Beijing will invoke harsher monitoring of online trade to counter an eruption of Internet fraud cases.

There will be a crackdown on scams by strengthening the monitoring network to track online trade, said Zhang Zhikuan, head of Beijing Administration for Industry and Commerce (BAIC), at the BAIC annual meeting in early January.

BAIC said the capital processed 1,067 cases of online transaction fraud and related issues last year, and issued fines of more than 16 million yuan, according to Wu Song from the publicity department of BAIC yesterday.

In order to guarantee safe transactions on the Internet, the administration will also work closely with Beijing Bureau of Public Security to check the identities of online shopping website owners, Zhang said.

The BAIC said it would particularly reprimand websites that violate consumer and intellectual rights, provoke unfair competition, and exaggerate advertisements.

At the same time, Beijing is also planning to gradually enforce real name registration on large e-commerce websites, said Shu Xiaofeng, director of Capital Civilization Office.

According to statistics released in January by Cao Fei, an analyst from Analysys International, the number of shoppers is approximately 100 million and accounts for 28.2 percent of China's Internet users.

The rapid growth of online trade has pushed the total volume to over 250 billion yuan nationwide, with the C2C sector surpassing 230 billion yuan and B2C hitting 22 million yuan, Cao told METRO.

Beijing and Shanghai are now the two biggest users of Taobao.com, China's largest online shopping website, said Lin Ya, secretary-general of Beijing E-commerce Association.

Taobao.com unveiled its latest plan on Jan 5 to multiply up its consumer rights protection service to 100 million yuan from 20 million yuan.

Dangdang.com, China's largest online bookseller, has a similar strategy. "We always carefully select online sellers and require them to hand in a deposit beforehand. We promise to compensate the consumer with the deposit if they complain about products," said Xu Lin, a public relations officer with the company.

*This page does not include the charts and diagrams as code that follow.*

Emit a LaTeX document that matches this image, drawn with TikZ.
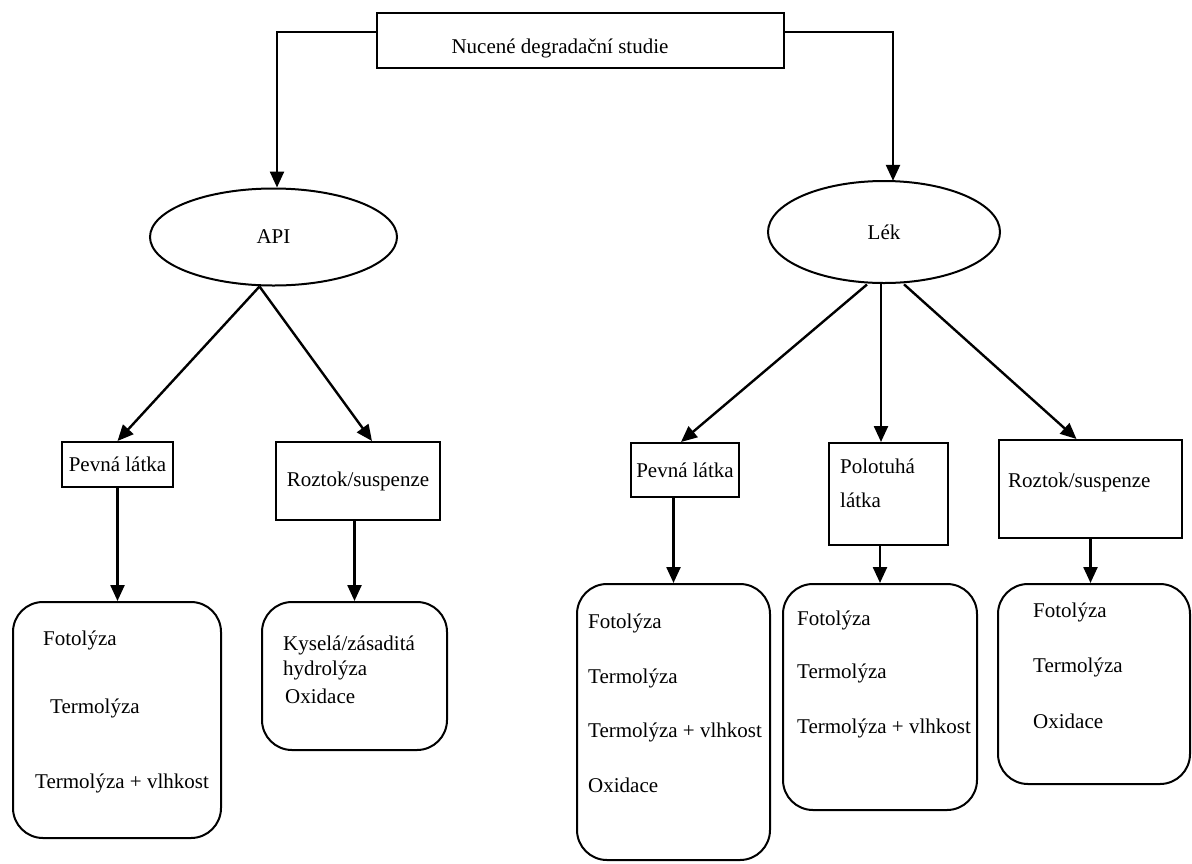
\documentclass[tikz,border=0pt]{standalone}
\usepackage{fontspec}
\setmainfont{Liberation Serif}
\usetikzlibrary{shapes.geometric,arrows.meta,calc}
\begin{document}
\begin{tikzpicture}[x=1pt,y=-1pt,
  every node/.style={font=\fontsize{21}{25}\selectfont},
  box/.style={draw, line width=2pt, inner sep=0pt},
  rbox/.style={draw, line width=2pt, rounded corners=30pt, inner sep=0pt},
  oval/.style={draw, ellipse, line width=2pt, inner sep=0pt},
  lab/.style={anchor=west, inner sep=0pt},
  arr/.style={line width=2.4pt, -{Triangle[length=16pt,width=14pt]}}]
\useasboundingbox (0,0) rectangle (1192,863);

% top
\node[box, minimum width=407pt, minimum height=55pt] (top) at (580.5,40.5) {};
\node[inner sep=0pt] (topT) at (560,48) {Nucené degradační studie};

% ellipses
\node[oval, minimum width=247pt, minimum height=97pt] (api) at (273.5,237) {API};
\node[oval, minimum width=232pt, minimum height=102pt] (lek) at (884,232) {Lék};

% middle boxes
\node[box, minimum width=111pt, minimum height=45pt] (pevA) at (117.5,464.5) {Pevná látka};
\node[box, minimum width=164pt, minimum height=78pt] (rozA) at (358,481) {Roztok/suspenze};
\node[box, minimum width=108pt, minimum height=54pt] (pevL) at (685,470) {Pevná látka};
\node[box, minimum width=119pt, minimum height=102pt] (polL) at (888.5,494) {};
\node[lab] (polT1) at (840,466) {Polotuhá};
\node[lab] (polT2) at (840,500) {látka};
\node[box, minimum width=183pt, minimum height=98pt] (rozL) at (1090.5,489) {};
\node[lab] (rozLT) at (1008,482) {Roztok/suspenze};

% bottom boxes
\node[rbox, minimum width=208pt, minimum height=236pt] (solA) at (117,720) {};
\node[lab] (a1) at (43,640) {Fotolýza};
\node[lab] (a2) at (50,708) {Termolýza};
\node[lab] (a3) at (35,783) {Termolýza + vlhkost};

\node[rbox, minimum width=185pt, minimum height=148pt] (rozS) at (354.5,676) {};
\node[lab] (b1) at (283,645) {Kyselá/zásaditá};
\node[lab] (b2) at (283,670) {hydrolýza};
\node[lab] (b3) at (285,696) {Oxidace};

\node[rbox, minimum width=193pt, minimum height=276pt] (solL) at (673.5,722) {};
\node[lab] (c1) at (588,623) {Fotolýza};
\node[lab] (c2) at (588,678) {Termolýza};
\node[lab] (c3) at (588,732) {Termolýza + vlhkost};
\node[lab] (c4) at (588,785) {Oxidace};

\node[rbox, minimum width=194pt, minimum height=226pt] (polS) at (880,697) {};
\node[lab] (d1) at (797,620) {Fotolýza};
\node[lab] (d2) at (797,673) {Termolýza};
\node[lab] (d3) at (797,728) {Termolýza + vlhkost};

\node[rbox, minimum width=192pt, minimum height=200pt] (rozLS) at (1094,684) {};
\node[lab] (e1) at (1033,612) {Fotolýza};
\node[lab] (e2) at (1033,667) {Termolýza};
\node[lab] (e3) at (1033,721) {Oxidace};

% connectors
\draw[arr] (top.west |- 0,32) -| ($(api.north)+(3.5,0)$);
\draw[arr] (top.east |- 0,32) -| ($(lek.north)+(9,0.8)$);

\coordinate (apiB) at ($(api.south)+(-14,0)$);
\draw[arr] (apiB) -- (pevA.north);
\draw[arr] (apiB) -- ($(rozA.north)+(14,0)$);

\coordinate (lekM) at ($(lek.south)+(-3,0)$);
\draw[arr] ($(lek.south)+(-17,0.5)$) -- ($(pevL.north)+(-4,0)$);
\draw[arr] (lekM) -- (lekM |- polL.north);
\draw[arr] ($(lek.south)+(20,0.3)$) -- ($(rozL.north)+(-14,0)$);

\draw[arr] (pevA.south) -- (pevA.south |- solA.north);
\draw[arr] (rozS.north |- rozA.south) -- (rozS.north);
\draw[arr] (solL.north |- pevL.south) -- (solL.north);
\draw[arr] (polS.north |- polL.south) -- (polS.north);
\draw[arr] (rozL.south) -- (rozL.south |- rozLS.north);
\end{tikzpicture}
\end{document}
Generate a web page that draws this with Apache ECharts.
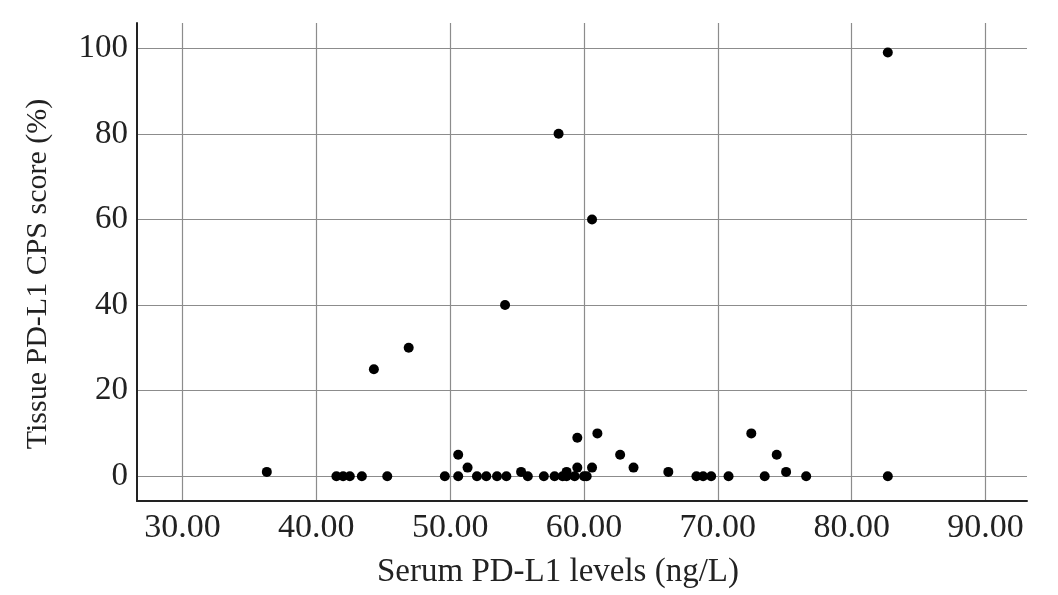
<!DOCTYPE html>
<html>
<head>
<meta charset="utf-8">
<script src="https://cdn.jsdelivr.net/npm/echarts@6/dist/echarts.min.js"></script>
<style>html,body{margin:0;padding:0;background:#fff;}#c{width:1058px;height:595px;}</style>
</head>
<body>
<div id="c"></div>
<script>
const serumLevels = [36.3,41.5,42.0,42.5,43.4,45.3,44.3,46.9,49.6,50.6,50.6,51.3,52.0,52.7,53.5,54.2,54.1,55.3,55.8,57.0,57.8,58.4,58.7,58.7,58.1,59.3,59.5,59.5,60.0,60.2,60.6,60.6,61.0,62.7,63.7,66.3,68.4,68.9,69.5,70.8,72.5,73.5,74.4,75.1,76.6,82.7,82.7];
const cpsScores   = [1,0,0,0,0,0,25,30,0,0,5,2,0,0,0,0,40,1,0,0,0,0,0,1,80,0,2,9,0,0,2,60,10,5,2,1,0,0,0,0,10,0,5,1,0,0,99];
const xTicks = [30,40,50,60,70,80,90];
const yTicks = [0,20,40,60,80,100];
const xName = 'Serum PD-L1 levels (ng/L)';
const yName = 'Tissue PD-L1 CPS score (%)';

const points = serumLevels.map((x,i)=>[x,cpsScores[i]]);
const font = 'Liberation Serif';
const chart = echarts.init(document.getElementById('c'), null, {renderer:'canvas'});
chart.setOption({
  animation:false,
  backgroundColor:'#fff',
  grid:{left:137,right:31,top:23,bottom:94,containLabel:false},
  xAxis:{
    type:'value', min:26.6, max:93.1,
    name:xName, nameLocation:'middle', nameGap:55,
    nameTextStyle:{fontFamily:font,fontSize:33,color:'#222',padding:[0,48,0,0]},
    axisLine:{show:true,onZero:false,lineStyle:{color:'#222',width:2}},
    axisTick:{show:false,customValues:xTicks},
    axisLabel:{customValues:xTicks,fontFamily:font,fontSize:34,color:'#222',margin:10,formatter:v=>v.toFixed(2)},
    splitLine:{show:true,lineStyle:{color:'#8c8c8c',width:1.2}}
  },
  yAxis:{
    type:'value', min:-5.8, max:105.9,
    name:yName, nameLocation:'middle', nameGap:84,
    nameTextStyle:{fontFamily:font,fontSize:30,color:'#222',padding:[0,24,0,0]},
    axisLine:{show:true,onZero:false,lineStyle:{color:'#222',width:2}},
    axisTick:{show:false,customValues:yTicks},
    axisLabel:{customValues:yTicks,fontFamily:font,fontSize:33,color:'#222',margin:9},
    splitLine:{show:true,lineStyle:{color:'#8c8c8c',width:1.2}}
  },
  series:[{
    type:'scatter', data:points, symbol:'circle', symbolSize:10,
    itemStyle:{color:'#000',opacity:1}
  }]
});
</script>
</body>
</html>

But this does not solve the problem completely because there are many small online shopping websites that don't have similar regulation policies, Lin said.

According to a survey done by Sina.com at the end of 2009, almost three-quarters of 21,493 respondents said they had experienced "being cheated", and four-fifths said they were "unsatisfied" with the government's crackdown on the selling of fake products.

Lin suggested the authority establish a special regulation to cater uniquely to online shopping.

"Online shopping is different from regular shopping and has its own problems. For example, the identities of retailers are usually not authentic, and buyers and sellers are often from different regions. There is still a lot of work for the government to do," Lin told METRO.

Phil Hill from UK became an online shopping victim after spending $200 dollars to buy an iPhone from a Beijing seller through an online website last November. Instead of receiving the smart phone, he was posted a plastic toy phone and a rock wrapped in cardboard, "presumably to add weight to the package".